The NEC showdown took five hours, and concluded with this, from a party source:

'The NEC agreed the manifesto which will be fully in line with Labour's existing policy; to support Labour's alternative plan, and if we can't get the necessary changes to the government's deal, or a General Election, to back the option of a public vote.'

The strategy of many of the MPs who had pushed for a clear commitment to a confirmatory vote is to pretend that they got what they wanted anyway, in an attempt to make the EU elections campaign go a little better than they think it will. A large group of them have been tweeting in an obviously co-ordinated effort that the NEC has 'made the right call' and that the manifesto will now be clear on the party's policy.

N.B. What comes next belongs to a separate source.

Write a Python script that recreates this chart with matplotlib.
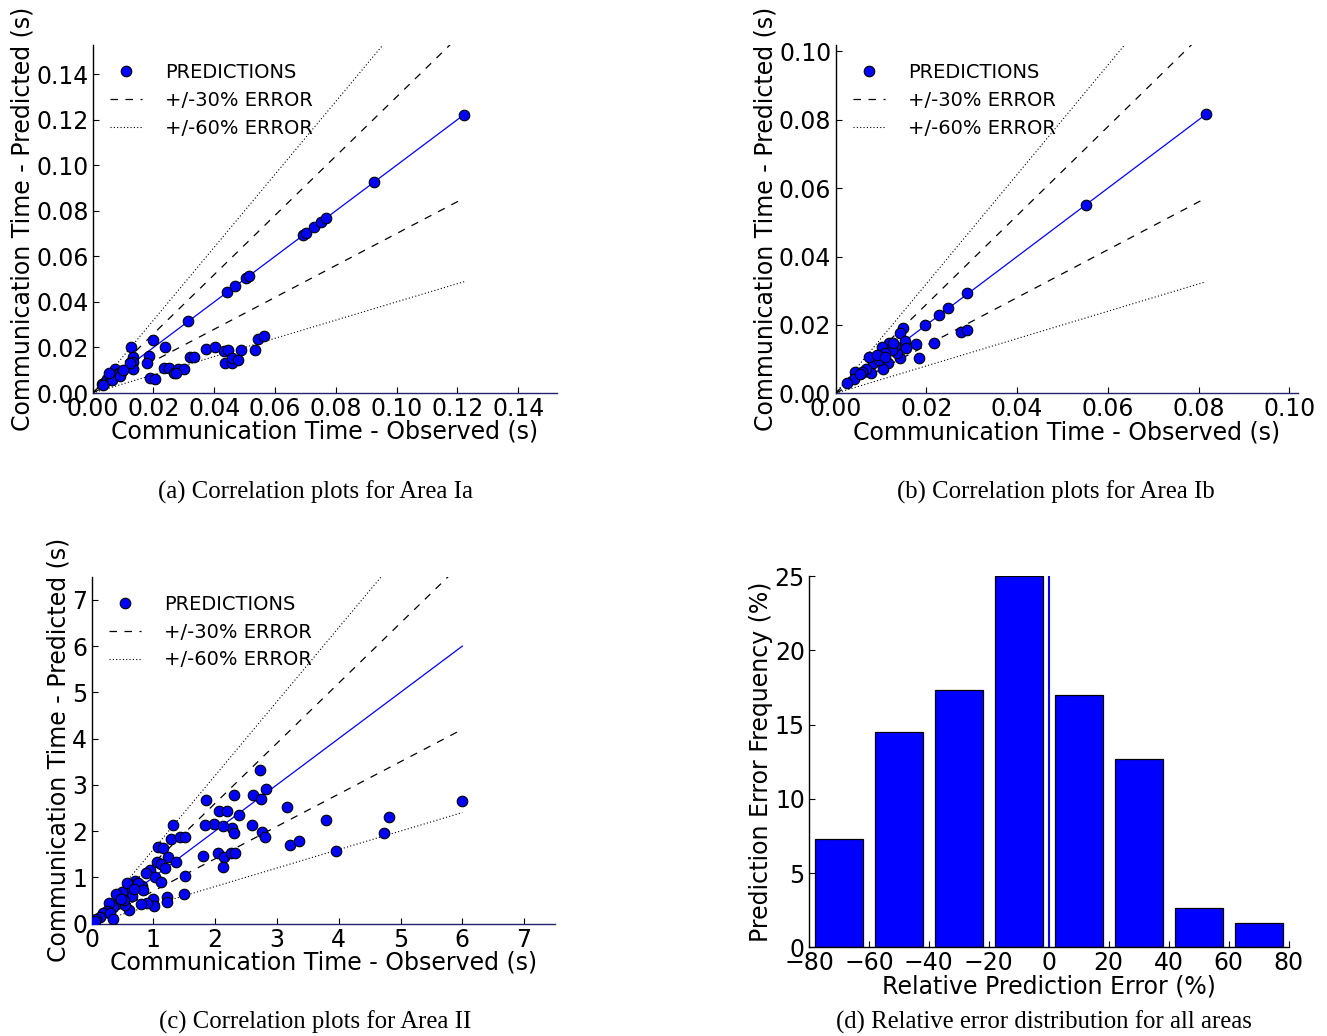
import numpy as np
import matplotlib
matplotlib.use("Agg")
import matplotlib.pyplot as plt
from matplotlib.ticker import FormatStrFormatter, MultipleLocator

# ---------------- data ----------------
# Area Ia (seconds)
obs_a = [0.1222, 0.0924, 0.0692, 0.0703, 0.0727, 0.0751, 0.0769, 0.0441, 0.0468, 0.0505,
         0.0514, 0.0313, 0.0127, 0.0198, 0.0239, 0.0184, 0.0178, 0.0134, 0.0134, 0.0134,
         0.0123, 0.0321, 0.0332, 0.0373, 0.0402, 0.0433, 0.0446, 0.0487, 0.0534, 0.0545,
         0.0562, 0.0435, 0.0459, 0.0457, 0.0477, 0.0233, 0.0250, 0.0266, 0.0279, 0.0299,
         0.0274, 0.0189, 0.0206, 0.0031, 0.0037, 0.0048, 0.0057, 0.0072, 0.0075, 0.0086,
         0.0097, 0.0064, 0.0090, 0.0035, 0.0053, 0.0101]
pred_a = [0.1221, 0.0924, 0.0692, 0.0703, 0.0727, 0.0750, 0.0767, 0.0442, 0.0468, 0.0506,
          0.0514, 0.0315, 0.0200, 0.0233, 0.0204, 0.0162, 0.0130, 0.0156, 0.0136, 0.0104,
          0.0133, 0.0159, 0.0156, 0.0193, 0.0203, 0.0185, 0.0190, 0.0188, 0.0188, 0.0239,
          0.0252, 0.0130, 0.0130, 0.0155, 0.0147, 0.0108, 0.0108, 0.0086, 0.0104, 0.0105,
          0.0089, 0.0064, 0.0063, 0.0039, 0.0045, 0.0060, 0.0069, 0.0104, 0.0080, 0.0086,
          0.0098, 0.0057, 0.0074, 0.0036, 0.0086, 0.0101]

# Area Ib (seconds)
obs_b = [0.0815, 0.0552, 0.0290, 0.0248, 0.0227, 0.0198, 0.0276, 0.0289, 0.0217, 0.0177,
         0.0185, 0.0149, 0.0141, 0.0154, 0.0155, 0.0142, 0.0135, 0.0132, 0.0117, 0.0124,
         0.0102, 0.0108, 0.0116, 0.0105, 0.0083, 0.0073, 0.0095, 0.0079, 0.0067, 0.0058,
         0.0042, 0.0041, 0.0026, 0.0053, 0.0091, 0.0127, 0.0110]
pred_b = [0.0818, 0.0552, 0.0293, 0.0250, 0.0229, 0.0200, 0.0180, 0.0185, 0.0148, 0.0143,
          0.0103, 0.0190, 0.0176, 0.0154, 0.0132, 0.0102, 0.0117, 0.0137, 0.0146, 0.0127,
          0.0134, 0.0117, 0.0090, 0.0070, 0.0088, 0.0105, 0.0096, 0.0059, 0.0070, 0.0061,
          0.0062, 0.0041, 0.0029, 0.0055, 0.0112, 0.0146, 0.0107]

# Area II (seconds)
obs_c = [6.00, 4.82, 4.73, 3.80, 3.95, 3.16, 3.22, 3.35, 2.72, 2.82, 2.61, 2.75, 2.76, 2.80,
         2.59, 2.30, 2.39, 2.27, 2.31, 2.06, 2.20, 1.98, 2.12, 1.85, 1.83, 1.81, 2.05, 2.14,
         2.12, 2.26, 2.33, 1.32, 1.29, 1.43, 1.52, 1.07, 1.16, 1.24, 1.36, 1.06, 1.13, 1.19,
         0.95, 0.88, 1.02, 1.12, 1.52, 1.49, 1.22, 1.22, 1.00, 1.01, 0.90, 0.80, 0.82, 0.71,
         0.67, 0.62, 0.49, 0.39, 0.44, 0.60, 0.55, 0.66, 0.52, 0.35, 0.29, 0.25, 0.19, 0.14,
         0.08, 0.05, 0.30, 0.35, 0.57, 0.76, 0.84, 0.47, 0.68]
pred_c = [2.64, 2.31, 1.95, 2.23, 1.57, 2.51, 1.70, 1.79, 3.33, 2.92, 2.78, 2.70, 1.97, 1.88,
          2.12, 2.77, 2.34, 2.07, 1.95, 2.44, 2.44, 2.15, 2.11, 2.68, 2.14, 1.46, 1.52, 1.43,
          1.23, 1.53, 1.53, 2.14, 1.82, 1.88, 1.88, 1.66, 1.63, 1.43, 1.33, 1.33, 1.29, 1.19,
          1.16, 1.09, 1.01, 0.90, 1.03, 0.64, 0.57, 0.47, 0.54, 0.38, 0.44, 0.42, 0.81, 0.93,
          0.84, 0.74, 0.68, 0.64, 0.44, 0.29, 0.41, 0.60, 0.51, 0.36, 0.44, 0.28, 0.22, 0.15,
          0.10, 0.06, 0.22, 0.10, 0.87, 0.87, 0.72, 0.52, 0.74]

# Relative error distribution (all areas)
err_centers = [-70, -50, -30, -10, 10, 30, 50, 70]
err_freq = [7.31, 14.48, 17.33, 25.0, 16.99, 12.66, 2.63, 1.64]

captions = ["(a) Correlation plots for Area Ia",
            "(b) Correlation plots for Area Ib",
            "(c) Correlation plots for Area II",
            "(d) Relative error distribution for all areas"]

# ---------------- style ----------------
plt.rcParams['font.family'] = ['DejaVu Sans']
FS = 17
SPINE_BOTTOM = '#23236e'

W, H = 1327, 1036
fig = plt.figure(figsize=(W / 100, H / 100), dpi=100)


def style_axes(ax, bottom_color='black'):
    ax.spines['top'].set_visible(False)
    ax.spines['right'].set_visible(False)
    ax.spines['bottom'].set_color(bottom_color)
    for s in ('left', 'bottom'):
        ax.spines[s].set_linewidth(1.0)
    ax.tick_params(direction='in', length=4, width=0.8, labelsize=FS,
                   top=False, right=False, pad=3)


def corr_panel(rect, obs, pred, step, fmt):
    ax = fig.add_axes(rect)
    obs = np.asarray(obs)
    pred = np.asarray(pred)
    mx = obs.max()
    lim = 1.25 * mx
    xs = np.array([0.0, mx])
    ax.plot(obs, pred, 'o', color='blue', mec='black', mew=0.8, ms=7.6,
            label='PREDICTIONS', zorder=3)
    ax.plot([obs.min(), mx], [obs.min(), mx], '-', color='blue', lw=0.9, zorder=2)
    ax.plot(xs, 1.3 * xs, '--', color='black', lw=0.9, dashes=(6, 6), label='+/-30% ERROR')
    ax.plot(xs, 0.7 * xs, '--', color='black', lw=0.9, dashes=(6, 6))
    ax.plot(xs, 1.6 * xs, ':', color='black', lw=0.8, dashes=(1, 2))
    ax.plot(xs, 0.4 * xs, ':', color='black', lw=0.8, dashes=(1, 2), label='+/-60% ERROR')
    ax.set_xlim(0, lim)
    ax.set_ylim(0, lim)
    ax.xaxis.set_major_locator(MultipleLocator(step))
    ax.yaxis.set_major_locator(MultipleLocator(step))
    ax.xaxis.set_major_formatter(FormatStrFormatter(fmt))
    ax.yaxis.set_major_formatter(FormatStrFormatter(fmt))
    style_axes(ax, SPINE_BOTTOM)
    ax.set_xlabel('Communication Time - Observed (s)', fontsize=FS, labelpad=-1)
    ax.set_ylabel('Communication Time - Predicted (s)', fontsize=FS, labelpad=1)
    ax.legend(loc='upper left', frameon=False, numpoints=1, fontsize=14,
              handlelength=1.65, handletextpad=1.2, borderaxespad=0.0,
              labelspacing=0.45, bbox_to_anchor=(0.02, 0.97))
    return ax


def rect(l, t, r, b):
    return [l / W, 1 - b / H, (r - l) / W, (b - t) / H]


corr_panel(rect(92.7, 45, 557, 393), obs_a, pred_a, 0.02, '%.2f')
corr_panel(rect(835.5, 45, 1298, 393.3), obs_b, pred_b, 0.02, '%.2f')
corr_panel(rect(91.5, 576.8, 555, 923.5), obs_c, pred_c, 1, '%d')

# histogram panel
axd = fig.add_axes(rect(809, 576, 1288.5, 947.3))
axd.bar(err_centers, err_freq, width=16, color='blue', edgecolor='black', linewidth=0.9)
axd.axvline(0, color='blue', lw=1.5)
axd.set_xlim(-80, 80)
axd.set_ylim(0, 25)
axd.xaxis.set_major_locator(MultipleLocator(20))
axd.yaxis.set_major_locator(MultipleLocator(5))
style_axes(axd)
axd.set_xlabel('Relative Prediction Error (%)', fontsize=FS, labelpad=-1)
axd.set_ylabel('Prediction Error Frequency (%)', fontsize=FS, labelpad=1)

# captions
cap_kw = dict(family='Liberation Serif', fontsize=17.8, ha='center', va='center')
fig.text(315 / W, 1 - 492 / H, captions[0], **cap_kw)
fig.text(1056 / W, 1 - 492 / H, captions[1], **cap_kw)
fig.text(315 / W, 1 - 1022 / H, captions[2], **cap_kw)
fig.text(1044 / W, 1 - 1022 / H, captions[3], **cap_kw)

fig.savefig('out.png', dpi=100)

This decision tells us a great deal about Labour that goes far beyond its stance on Brexit. Many of the MPs claiming victory this evening are those who have argued that they are staying in the party because they believe Watson is leading a convincing fight back against the Corbynites. Today's NEC has not provided any evidence of that.

Were Change UK/The Independent Group in a stronger position, then perhaps the stay-and-fight Labourites might come under renewed pressure to quit the party and join their comrades who left earlier this year. But the disorganised messaging and rather off-putting demeanour of the new party has made it a little easier for Watson and his supporters to argue that today's NEC meeting is merely a small setback in the fight to win Labour back.